Kilkenny Golf Club is one of the oldest clubs in the country, formed five years before the Golf Union of Ireland was established in 1891. The club switched premises several times during its formative years, starting at Daly’s Hill then moving on to Richview, Garranacreen and Kilcreene before ending up at Glendine in 1923.
Set in 120 acres, the course is classic parkland in nature, even if it is, by the club’s own admission, laid out on mostly flat terrain – though there are some pleasant changes of elevation at holes 2, 4 and 5, in particular. Most fairways are bounded by a vast array of mature trees so careful golfers may choose to avoid arboreal trouble by using the driver sparingly off the tee.
Kilkenny plays to a par of 71, measuring exactly 6,500 yards from the back tees.
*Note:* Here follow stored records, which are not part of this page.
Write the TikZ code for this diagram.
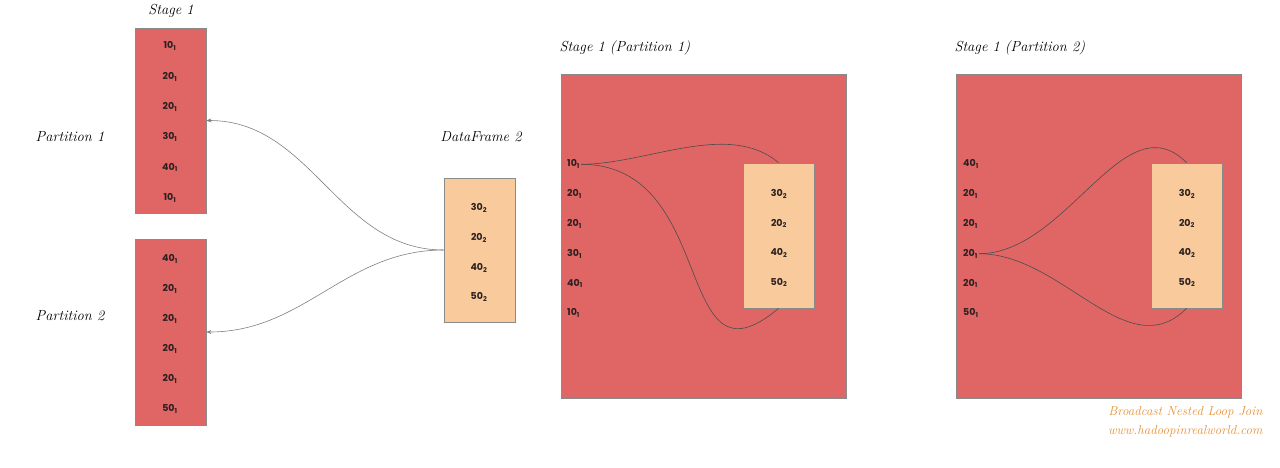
\documentclass[tikz,border=0pt]{standalone}
\usepackage{fontspec}
\usepackage{tikz}
\usetikzlibrary{arrows.meta,positioning}
\newfontfamily\valfont{Poppins}
\definecolor{partred}{HTML}{E06666}
\definecolor{dforange}{HTML}{F9CB9C}
\definecolor{boxline}{HTML}{8A8A8A}
\definecolor{notecol}{HTML}{E69138}
\definecolor{valtext}{HTML}{2B2020}
\newcommand{\vv}[2]{#1\textsubscript{#2}}

\begin{document}
\begin{tikzpicture}[
  x=1pt, y=-1pt,
  >={Stealth[length=5pt,width=4pt]},
  partbox/.style={
    draw=boxline,
    fill=partred,
    line width=0.8pt,
    minimum width=71pt,
    inner sep=0pt
  },
  dfbox/.style={partbox, fill=dforange},
  val/.style={font=\valfont\bfseries\fontsize{9.5}{11}\selectfont, text=valtext, inner sep=1pt},
  leftval/.style={val, anchor=west},
  title/.style={font=\itshape\fontsize{14.5}{17}\selectfont},
  note/.style={font=\itshape\fontsize{13}{15}\selectfont, text=notecol, anchor=east},
  edge/.style={->, draw=gray, line width=0.6pt},
  joinline/.style={draw=black!70, line width=0.6pt}
]
  \useasboundingbox (0,0) rectangle (1280,468);

  % left side: stage 1 partitions and dataframe 2
  \node[partbox, minimum height=185pt] (pone) at (170.5,120.5) {};
  \node[partbox, minimum height=186pt] (ptwo) at (170.5,332) {};
  \node[dfbox, minimum height=144pt] (dfb) at (479.5,250) {};

  \node[title] (stagetitle) at (171,11) {Stage 1};
  \node[title] (ponelabel) at (70,137) {Partition 1};
  \node[title] (ptwolabel) at (70,316) {Partition 2};
  \node[title] (dftitle) at (481,137) {DataFrame 2};

  \foreach \v [count=\i] in {10,20,20,30,40,10}
    \node[val] (pa\i) at (170,{16+30.3*\i}) {\vv{\v}{1}};
  \foreach \v [count=\i] in {40,20,20,20,20,50}
    \node[val] (pb\i) at (170,{229+30*\i}) {\vv{\v}{1}};
  \foreach \v [count=\i] in {30,20,40,50}
    \node[val] (dv\i) at (479,{178.5+29.7*\i}) {\vv{\v}{2}};

  \draw[edge] (dfb.west) to[out=180,in=0] (pone.east);
  \draw[edge] (dfb.west) to[out=180,in=0] (ptwo.east);

  % stage 1 (partition 1)
  \node[title, anchor=west] (sonetitle) at (556,48) {Stage 1 (Partition 1)};
  \node[partbox, minimum width=285pt, minimum height=324pt] (sone) at (703.5,236) {};
  \node[dfbox, minimum height=145pt] (ione) at (778.5,235.5) {};
  \foreach \v [count=\i] in {10,20,20,30,40,10}
    \node[leftval] (sa\i) at (566,{134.5+29.8*\i}) {\vv{\v}{1}};
  \foreach \v [count=\i] in {30,20,40,50}
    \node[val] (ia\i) at (779,{164.5+29.5*\i}) {\vv{\v}{2}};

  \draw[joinline] (sa1.east) to[out=0,in=140,looseness=0.85] (ione.north);
  \draw[joinline] (sa1.east) to[out=0,in=-140,looseness=1.45] (ione.south);

  % stage 1 (partition 2)
  \node[title, anchor=west] (stwotitle) at (951,48) {Stage 1 (Partition 2)};
  \node[partbox, minimum width=285pt, minimum height=324pt] (stwo) at (1098.5,236) {};
  \node[dfbox, minimum height=145pt] (itwo) at (1186.5,235.5) {};
  \foreach \v [count=\i] in {40,20,20,20,20,50}
    \node[leftval] (sb\i) at (962,{134.5+29.8*\i}) {\vv{\v}{1}};
  \foreach \v [count=\i] in {30,20,40,50}
    \node[val] (ib\i) at (1187,{164.5+29.5*\i}) {\vv{\v}{2}};

  \draw[joinline] (sb4.east) to[out=0,in=135,looseness=1] (itwo.north);
  \draw[joinline] (sb4.east) to[out=0,in=-135,looseness=1] (itwo.south);

  \node[note] (notea) at (1266,412) {Broadcast Nested Loop Join};
  \node[note] (noteb) at (1266,431) {www.hadoopinrealworld.com};
\end{tikzpicture}
\end{document}
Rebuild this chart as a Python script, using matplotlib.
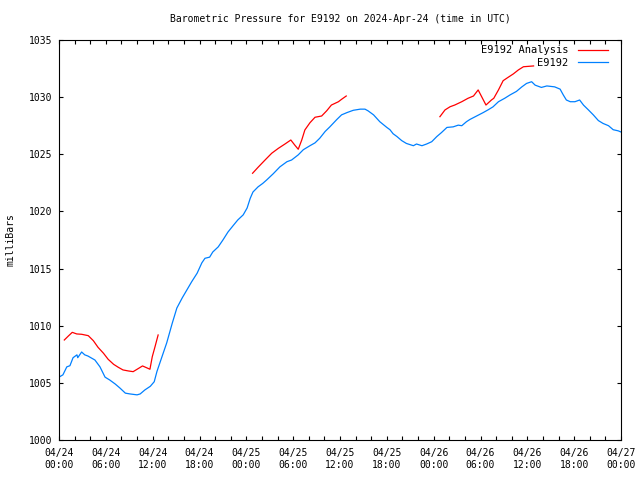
import numpy as np
import matplotlib
matplotlib.use('Agg')
import matplotlib.pyplot as plt
from matplotlib.ticker import MultipleLocator

# time in hours since 2024-04-24 00:00 UTC
obs_t = [0.0, 0.5, 1.0, 1.4, 1.8, 2.3, 2.4, 2.9, 3.3, 3.7, 4.6, 5.25, 5.9, 6.5, 7.2,
         7.8, 8.5, 9.1, 10.0, 10.4, 11.0, 11.7, 12.2, 12.55, 13.2, 13.8, 14.5, 15.1,
         15.8, 16.4, 17.0, 17.7, 18.3, 18.7, 19.3, 19.7, 20.4, 21.0, 21.65, 22.3, 22.9,
         23.6, 24.1, 24.5, 24.85, 25.5, 26.1, 26.6, 27.45, 28.3, 29.2, 29.8, 30.65,
         31.3, 32.15, 32.8, 33.4, 34.1, 34.7, 35.6, 36.2, 36.9, 37.7, 38.6, 39.2, 39.6,
         40.3, 41.1, 42.0, 42.4, 42.8, 43.3, 43.9, 44.5, 45.4, 45.8, 46.5, 47.1, 47.75,
         48.4, 49.0, 49.7, 50.5, 51.15, 51.6, 52.2, 52.65, 53.5, 54.35, 55.0, 55.6,
         56.3, 57.1, 57.8, 58.6, 59.3, 59.9, 60.55, 61.0, 61.8, 62.5, 63.5, 64.2, 64.6,
         65.0, 65.5, 66.1, 66.7, 67.2, 67.8, 68.45, 69.1, 69.7, 70.4, 71.0, 71.65, 72.0]
obs_p = [1005.5, 1005.7, 1006.4, 1006.5, 1007.2, 1007.45, 1007.2, 1007.7, 1007.45,
         1007.35, 1007.0, 1006.4, 1005.5, 1005.25, 1004.9, 1004.55, 1004.1, 1004.03,
         1003.95, 1004.03, 1004.38, 1004.7, 1005.1, 1006.0, 1007.3, 1008.5, 1010.2,
         1011.55, 1012.45, 1013.15, 1013.85, 1014.6, 1015.5, 1015.9, 1016.0, 1016.45,
         1016.9, 1017.5, 1018.2, 1018.75, 1019.25, 1019.7, 1020.3, 1021.15, 1021.7,
         1022.15, 1022.45, 1022.75, 1023.3, 1023.9, 1024.35, 1024.5, 1024.95, 1025.4,
         1025.75, 1026.0, 1026.4, 1027.0, 1027.4, 1028.05, 1028.45, 1028.65, 1028.85,
         1028.95, 1028.95, 1028.8, 1028.45, 1027.85, 1027.35, 1027.15, 1026.8, 1026.55,
         1026.2, 1025.95, 1025.75, 1025.9, 1025.75, 1025.9, 1026.1, 1026.55, 1026.9,
         1027.35, 1027.4, 1027.55, 1027.5, 1027.85, 1028.05, 1028.35, 1028.65, 1028.9,
         1029.15, 1029.6, 1029.9, 1030.2, 1030.5, 1030.9, 1031.2, 1031.35, 1031.05,
         1030.85, 1030.98, 1030.9, 1030.7, 1030.2, 1029.75, 1029.6, 1029.6, 1029.75,
         1029.3, 1028.9, 1028.45, 1027.95, 1027.7, 1027.5, 1027.15, 1027.05, 1026.95]

# analysis, gaps where no analysis available
ana_t = [0.68, 1.2, 1.7, 2.27, 2.9, 3.75, 4.4, 5.0, 5.7, 6.3, 7.0, 7.6, 8.2, 8.9, 9.5,
         10.2, 10.7, 11.2, 11.65, 11.95, 12.3, 12.7, np.nan,
         24.8, 25.5, 26.4, 27.25, 28.1, 28.95, 29.7, 30.2, 30.65, 31.1, 31.5, 32.15,
         32.8, 33.65, 34.3, 34.9, 35.8, 36.2, 36.8, np.nan,
         48.8, 49.45, 50.1, 50.7, 51.6, 52.4, 53.1, 53.7, 54.7, 55.4, 55.7, 56.3, 56.9,
         57.55, 58.2, 58.85, 59.5, 60.8]
ana_p = [1008.75, 1009.1, 1009.42, 1009.28, 1009.25, 1009.13, 1008.69, 1008.11, 1007.59,
         1007.06, 1006.62, 1006.36, 1006.13, 1006.04, 1005.98, 1006.27, 1006.48, 1006.33,
         1006.19, 1007.29, 1008.16, 1009.19, np.nan,
         1023.34, 1023.86, 1024.5, 1025.09, 1025.52, 1025.9, 1026.25, 1025.81, 1025.44,
         1026.25, 1027.13, 1027.76, 1028.24, 1028.35, 1028.81, 1029.31, 1029.6, 1029.81,
         1030.1, np.nan,
         1028.29, 1028.88, 1029.16, 1029.31, 1029.6, 1029.9, 1030.1, 1030.63, 1029.31,
         1029.75, 1029.9, 1030.63, 1031.44, 1031.74, 1032.03, 1032.38, 1032.66, 1032.73]

tick_hours = list(range(0, 73, 6))
tick_labels = ['04/24\n00:00', '04/24\n06:00', '04/24\n12:00', '04/24\n18:00',
               '04/25\n00:00', '04/25\n06:00', '04/25\n12:00', '04/25\n18:00',
               '04/26\n00:00', '04/26\n06:00', '04/26\n12:00', '04/26\n18:00',
               '04/27\n00:00']

plt.rcParams['font.family'] = ['DejaVu Sans Mono']
plt.rcParams['font.size'] = 7

fig = plt.figure(figsize=(6.4, 4.8), dpi=100)
ax = fig.add_axes([59/640, 40/480, 562/640, 400/480])

ax.plot(ana_t, ana_p, color='#ff0000', lw=0.9, label='E9192 Analysis')
ax.plot(obs_t, obs_p, color='#0080ff', lw=0.9, label='E9192')

ax.set_xlim(0, 72)
ax.set_ylim(1000, 1035)
ax.set_xticks(tick_hours)
ax.set_xticklabels(tick_labels)
ax.xaxis.set_minor_locator(MultipleLocator(2))
ax.yaxis.set_major_locator(MultipleLocator(5))
ax.tick_params(which='both', direction='in', top=True, right=True, length=3,
               width=0.8, colors='black')
ax.tick_params(axis='x', which='major', pad=6)
ax.tick_params(axis='y', which='major', pad=5)
for s in ax.spines.values():
    s.set_linewidth(0.8)

fig.text(340/640, 1 - 19/480, 'Barometric Pressure for E9192 on 2024-Apr-24 (time in UTC)',
         ha='center', va='center', fontsize=7)
fig.text(11/640, 0.5, 'milliBars', rotation=90, ha='center', va='center', fontsize=7)

ax.legend(loc='upper right', bbox_to_anchor=(1 - 6/562, 1 + 2/400), frameon=False,
          markerfirst=False, handlelength=2.9, handletextpad=0.9, borderaxespad=0.3,
          labelspacing=0.25, fontsize=7.5)

plt.savefig('out.png', dpi=100)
Many regard the 302-yard 5th as one of the best par fours on the course, with a fairway that dips from the tee then rises towards a green that’s partially obscured on the right. The 9th may only rank as stroke index 12 on the scorecard but, unless you know how sharply it doglegs left at the top of an incline, this par five will jump up and bite you hard.
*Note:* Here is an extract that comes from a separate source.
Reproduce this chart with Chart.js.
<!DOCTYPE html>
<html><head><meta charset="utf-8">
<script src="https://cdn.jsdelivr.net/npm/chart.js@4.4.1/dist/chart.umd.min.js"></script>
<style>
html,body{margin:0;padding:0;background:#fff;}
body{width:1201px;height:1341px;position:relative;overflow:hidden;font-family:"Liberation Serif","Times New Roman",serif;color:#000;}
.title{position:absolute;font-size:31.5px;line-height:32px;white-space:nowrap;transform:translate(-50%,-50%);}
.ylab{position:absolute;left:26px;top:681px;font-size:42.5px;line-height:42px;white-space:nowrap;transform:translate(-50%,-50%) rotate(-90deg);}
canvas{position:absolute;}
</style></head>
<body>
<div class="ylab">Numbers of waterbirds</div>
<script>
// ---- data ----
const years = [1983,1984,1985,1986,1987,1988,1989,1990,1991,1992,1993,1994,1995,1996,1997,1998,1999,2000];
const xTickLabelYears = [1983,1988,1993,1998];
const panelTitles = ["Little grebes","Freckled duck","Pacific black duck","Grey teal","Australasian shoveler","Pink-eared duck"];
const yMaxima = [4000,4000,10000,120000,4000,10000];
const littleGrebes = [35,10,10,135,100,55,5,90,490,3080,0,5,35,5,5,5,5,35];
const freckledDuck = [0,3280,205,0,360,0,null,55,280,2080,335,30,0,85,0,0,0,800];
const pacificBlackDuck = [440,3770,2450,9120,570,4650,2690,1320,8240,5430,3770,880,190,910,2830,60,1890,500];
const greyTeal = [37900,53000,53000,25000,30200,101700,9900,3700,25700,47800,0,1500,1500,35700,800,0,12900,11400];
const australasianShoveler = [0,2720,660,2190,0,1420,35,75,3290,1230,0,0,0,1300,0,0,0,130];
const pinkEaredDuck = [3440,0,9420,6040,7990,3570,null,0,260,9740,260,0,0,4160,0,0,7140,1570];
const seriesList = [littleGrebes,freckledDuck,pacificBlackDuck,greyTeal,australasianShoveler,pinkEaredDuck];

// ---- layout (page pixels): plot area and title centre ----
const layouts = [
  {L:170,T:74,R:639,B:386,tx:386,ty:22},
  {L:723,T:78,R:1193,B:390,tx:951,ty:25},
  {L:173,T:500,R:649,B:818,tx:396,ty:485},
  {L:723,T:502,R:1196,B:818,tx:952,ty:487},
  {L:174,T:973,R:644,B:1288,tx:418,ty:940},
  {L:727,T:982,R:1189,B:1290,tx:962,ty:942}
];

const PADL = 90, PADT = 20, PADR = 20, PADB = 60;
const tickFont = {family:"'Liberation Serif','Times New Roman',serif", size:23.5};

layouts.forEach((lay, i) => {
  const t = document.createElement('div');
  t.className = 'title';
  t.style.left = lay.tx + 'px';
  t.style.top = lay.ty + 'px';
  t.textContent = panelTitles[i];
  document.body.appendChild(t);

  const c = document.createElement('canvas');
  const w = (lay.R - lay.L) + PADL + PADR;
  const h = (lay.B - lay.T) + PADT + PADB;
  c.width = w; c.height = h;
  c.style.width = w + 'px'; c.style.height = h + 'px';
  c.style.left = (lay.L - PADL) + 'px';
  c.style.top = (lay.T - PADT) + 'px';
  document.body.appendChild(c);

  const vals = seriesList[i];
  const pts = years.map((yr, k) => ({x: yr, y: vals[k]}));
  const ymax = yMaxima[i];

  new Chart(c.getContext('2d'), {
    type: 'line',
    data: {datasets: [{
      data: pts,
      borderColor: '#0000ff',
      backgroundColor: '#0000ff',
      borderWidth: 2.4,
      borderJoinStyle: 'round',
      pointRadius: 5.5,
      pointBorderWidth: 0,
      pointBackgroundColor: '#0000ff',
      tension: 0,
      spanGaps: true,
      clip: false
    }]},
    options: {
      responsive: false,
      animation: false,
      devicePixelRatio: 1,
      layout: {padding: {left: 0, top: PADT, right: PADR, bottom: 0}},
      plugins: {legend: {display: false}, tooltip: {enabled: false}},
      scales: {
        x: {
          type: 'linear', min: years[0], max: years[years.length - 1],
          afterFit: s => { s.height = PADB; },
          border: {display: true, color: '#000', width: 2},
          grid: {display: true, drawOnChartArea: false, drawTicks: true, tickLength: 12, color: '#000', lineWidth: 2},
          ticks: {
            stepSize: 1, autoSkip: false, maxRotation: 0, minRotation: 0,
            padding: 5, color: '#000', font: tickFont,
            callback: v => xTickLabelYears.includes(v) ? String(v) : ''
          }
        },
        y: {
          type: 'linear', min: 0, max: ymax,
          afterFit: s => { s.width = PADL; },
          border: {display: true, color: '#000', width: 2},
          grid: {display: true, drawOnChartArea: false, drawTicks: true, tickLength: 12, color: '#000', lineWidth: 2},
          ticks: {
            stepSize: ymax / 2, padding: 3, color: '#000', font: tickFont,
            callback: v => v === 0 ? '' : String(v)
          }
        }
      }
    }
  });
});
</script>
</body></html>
Kilkenny Golf Club is listed in Tom Simpson's catalogue of courses, titled Simpson & Company Golf Architects, which was produced for Javier Arana and printed in Spanish. The catalogue was re-printed in Fred W. Hawtree's book Simpson & Co. Golf Architects. So we can confirm that Tom Simpson and his associate Miss Molly Gourlay were the architects. Fred Hawtree commented as follows: “The partnership returned to Ireland again, and, in January 1937, Golf Monthly reported that they had laid out a new nine holes for Kilkenny and re-designed its existing nine.”